* [WHAT YOU NEED TO DO]:
Starting at the first line of the listing below, repeat each line up to and including the one containing "PH = PLOT_B - PLOT_T". Leave out pictures.

* [GIVEN INFORMATION]:
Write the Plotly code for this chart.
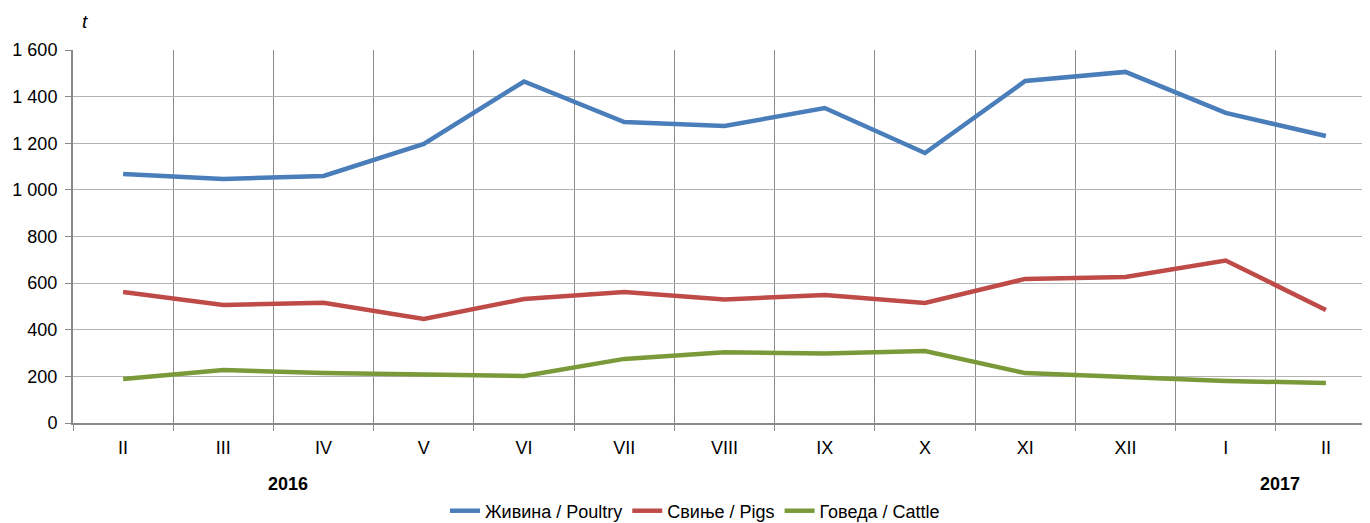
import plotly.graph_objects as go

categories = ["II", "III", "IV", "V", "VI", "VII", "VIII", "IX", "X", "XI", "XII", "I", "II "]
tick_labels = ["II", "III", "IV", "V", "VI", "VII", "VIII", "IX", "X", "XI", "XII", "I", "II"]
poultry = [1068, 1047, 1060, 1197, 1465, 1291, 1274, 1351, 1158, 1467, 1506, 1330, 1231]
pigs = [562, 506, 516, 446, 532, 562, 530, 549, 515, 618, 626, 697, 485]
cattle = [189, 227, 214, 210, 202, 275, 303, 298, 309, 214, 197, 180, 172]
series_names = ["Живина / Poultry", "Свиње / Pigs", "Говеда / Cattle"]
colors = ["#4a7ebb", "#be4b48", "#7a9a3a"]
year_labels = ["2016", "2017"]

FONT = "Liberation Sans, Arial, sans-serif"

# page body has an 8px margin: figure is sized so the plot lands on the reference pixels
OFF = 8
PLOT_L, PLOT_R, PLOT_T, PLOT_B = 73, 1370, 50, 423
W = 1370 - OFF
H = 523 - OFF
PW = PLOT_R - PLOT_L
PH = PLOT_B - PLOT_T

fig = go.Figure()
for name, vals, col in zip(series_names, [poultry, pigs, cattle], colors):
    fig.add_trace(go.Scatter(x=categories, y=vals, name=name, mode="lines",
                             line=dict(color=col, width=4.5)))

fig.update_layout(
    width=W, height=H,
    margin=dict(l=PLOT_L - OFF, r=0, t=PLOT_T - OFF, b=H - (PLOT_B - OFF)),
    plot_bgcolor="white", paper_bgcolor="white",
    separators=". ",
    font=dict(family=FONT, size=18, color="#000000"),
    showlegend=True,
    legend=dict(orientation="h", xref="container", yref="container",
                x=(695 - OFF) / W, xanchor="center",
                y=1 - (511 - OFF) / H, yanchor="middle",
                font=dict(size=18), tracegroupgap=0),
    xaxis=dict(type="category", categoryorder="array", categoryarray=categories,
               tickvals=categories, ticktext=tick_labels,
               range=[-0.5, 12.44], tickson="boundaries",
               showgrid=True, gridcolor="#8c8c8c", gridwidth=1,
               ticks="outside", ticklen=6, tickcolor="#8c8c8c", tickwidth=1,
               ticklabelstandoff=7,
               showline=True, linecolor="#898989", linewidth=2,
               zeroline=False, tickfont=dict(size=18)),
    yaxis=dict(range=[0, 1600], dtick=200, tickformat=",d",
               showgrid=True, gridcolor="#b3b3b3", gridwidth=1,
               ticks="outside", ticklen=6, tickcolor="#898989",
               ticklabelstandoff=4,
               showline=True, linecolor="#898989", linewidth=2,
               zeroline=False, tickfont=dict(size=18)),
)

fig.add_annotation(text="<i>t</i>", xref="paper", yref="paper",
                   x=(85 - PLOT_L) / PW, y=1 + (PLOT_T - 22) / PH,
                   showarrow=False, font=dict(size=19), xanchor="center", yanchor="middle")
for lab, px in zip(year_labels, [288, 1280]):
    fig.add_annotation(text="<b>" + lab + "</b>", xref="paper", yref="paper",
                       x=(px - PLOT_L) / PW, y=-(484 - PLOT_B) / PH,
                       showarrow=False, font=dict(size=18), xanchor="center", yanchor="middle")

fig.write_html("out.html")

* [CORRECT RESPONSE]:
Write the Plotly code for this chart.
import plotly.graph_objects as go

categories = ["II", "III", "IV", "V", "VI", "VII", "VIII", "IX", "X", "XI", "XII", "I", "II "]
tick_labels = ["II", "III", "IV", "V", "VI", "VII", "VIII", "IX", "X", "XI", "XII", "I", "II"]
poultry = [1068, 1047, 1060, 1197, 1465, 1291, 1274, 1351, 1158, 1467, 1506, 1330, 1231]
pigs = [562, 506, 516, 446, 532, 562, 530, 549, 515, 618, 626, 697, 485]
cattle = [189, 227, 214, 210, 202, 275, 303, 298, 309, 214, 197, 180, 172]
series_names = ["Живина / Poultry", "Свиње / Pigs", "Говеда / Cattle"]
colors = ["#4a7ebb", "#be4b48", "#7a9a3a"]
year_labels = ["2016", "2017"]

FONT = "Liberation Sans, Arial, sans-serif"

# page body has an 8px margin: figure is sized so the plot lands on the reference pixels
OFF = 8
PLOT_L, PLOT_R, PLOT_T, PLOT_B = 73, 1370, 50, 423
W = 1370 - OFF
H = 523 - OFF
PW = PLOT_R - PLOT_L
PH = PLOT_B - PLOT_T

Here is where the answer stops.